Rezension

Sholi

Sholi


Highlights: All That We Can See // November Through June
Genre: Indie // Math-Rock // Postrock
Sounds Like: Portugal. The Man // Minus The Bear // Cursive // Radiohead

VÖ: 20.03.2009

Ein Berg bunter Blumen wird auf dem farbenfrohen Cover zu Sholis Debüt aus einem Mülleimer geschüttet. Das Foto strahlt eine solche Impulsivität und einen Mut zum Chaos aus, dass man erstaunt ist, um was für ein kompliziertes und durchdachtes Album es sich hier handelt.

Dabei erweckt Sholis Debüt zunächst einen recht ungeordneten Eindruck. Die Band stolpert mit dem außergewöhnlichen Opener „All That We Can See“ förmlich in ihr Album hinein. Impressionistisches, wirr anmutendes Schlagzeugspiel kombiniert mit entrückten Gitarrenklängen eröffnet den Song, und man fragt sich, wo das noch hinführen soll. Als dann aber Payam Bavafas klarer Gesang einsetzt, findet der Song so langsam seine Spur, hält kurz inne, um dann doch wieder loszuzappeln. Der außergewöhnliche Schlagzeugeinsatz ist auf diesem Album das auffälligste Ausdrucksmittel. Wer dachte, die Drums der Dodos seien progressiv, wird von Drummer Jonathon Bafus eines Besseren belehrt. Bei Sholi ist das Schlagzeug weit mehr als ein Rhythmusinstrument und zu einem Großteil für die ganz eigene Atmosphäre verantwortlich, die dieses Album ausstrahlt. Songs im 4/4-Takt bekommt man hier nicht allzu oft zu hören, und wenn doch, sind sie durch Jonathon Bafus’ versiertes Spiel oft derart verfremdet, dass es schwer fällt, ihnen zu folgen. Dies macht das Album zwar zu einem recht anstrengenden Hörerlebnis, aber Langeweile kommt so schnell keine auf.
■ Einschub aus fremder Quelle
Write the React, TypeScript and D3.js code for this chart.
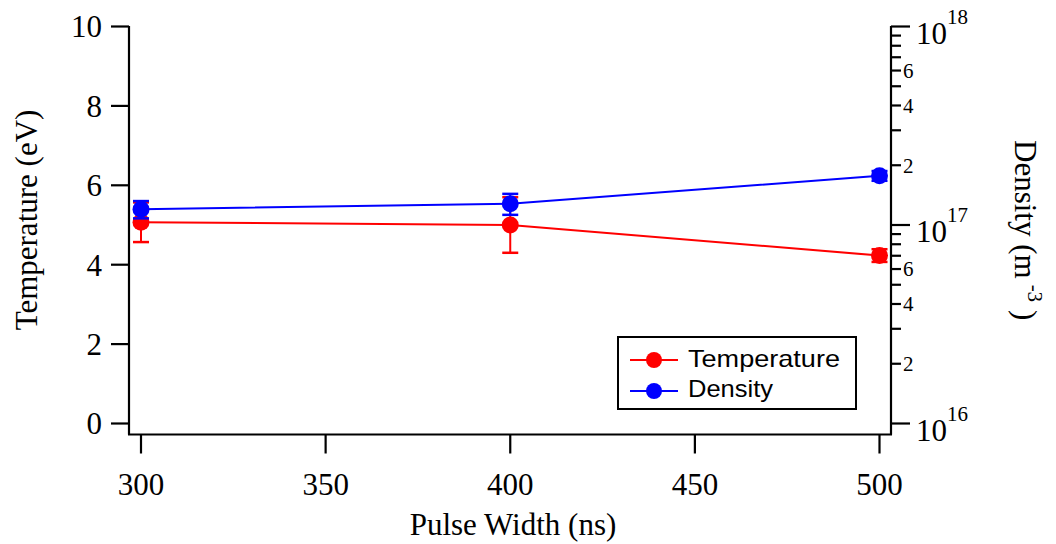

Inhaltlich drehen sich die Songs auf Sholis Debütalbum um das Thema Gedächtnis. Dies rührt daher, dass Sänger und Gitarrrist Payam Bafava einen Großteil der Songs verfasste, als er noch in einem neurowissenschaftlichen Labor in San Francisco arbeitete, das sich insbesondere mit Gedächtnisprozessen auseinandersetzte. An Bafavas verworrenen und mystischen Texten lässt sich das aber nur selten konkret festmachen. Die Gedächtnis-Thematik versuchten Sholi auch musikalisch umzusetzen. Klassische Songstrukturen findet man hier kaum, dafür aber sich in verschiedenen Kontexten wiederholende Melodiefragmente und auf ruhige Passagen folgende Ausbrüche, wie man sie aus dem Postrock kennt. Einer der eingängigsten Songs auf diesem schwer zugänglichen Album ist „November Through June“, dass ziemlich rasch seine hypnotisierende Melodie offenbart. Monumentalere Werke wie „Spy In The House Of Memories“ und das vom Bass dominierte „Out Of Orbit“ machen es da einem weit weniger leicht. Das druckvolle „Torniquet“ verstört insbesondere durch seine seltsamen Verse: The wound is right above each cheek beneath the brow / they’re made to look and look the same”.

An sich kann man an diesem Album nur wenig aussetzen, aber dennoch lässt es einen weitgehend kalt. Was Sholi auf ihrem Debüt zeigen ist technisch beeindruckend und nahezu perfekt durchkomponiert, bleibt aber doch recht distanziert. Zu verkopft geht die Band zu Werke, als dass man zu den Songs eine persönliche Beziehung aufbauen könnte. Sholi ist mit ihrem Debüt ein außergewöhnliches Album gelungen, das man bewundern, aber nicht lieben kann.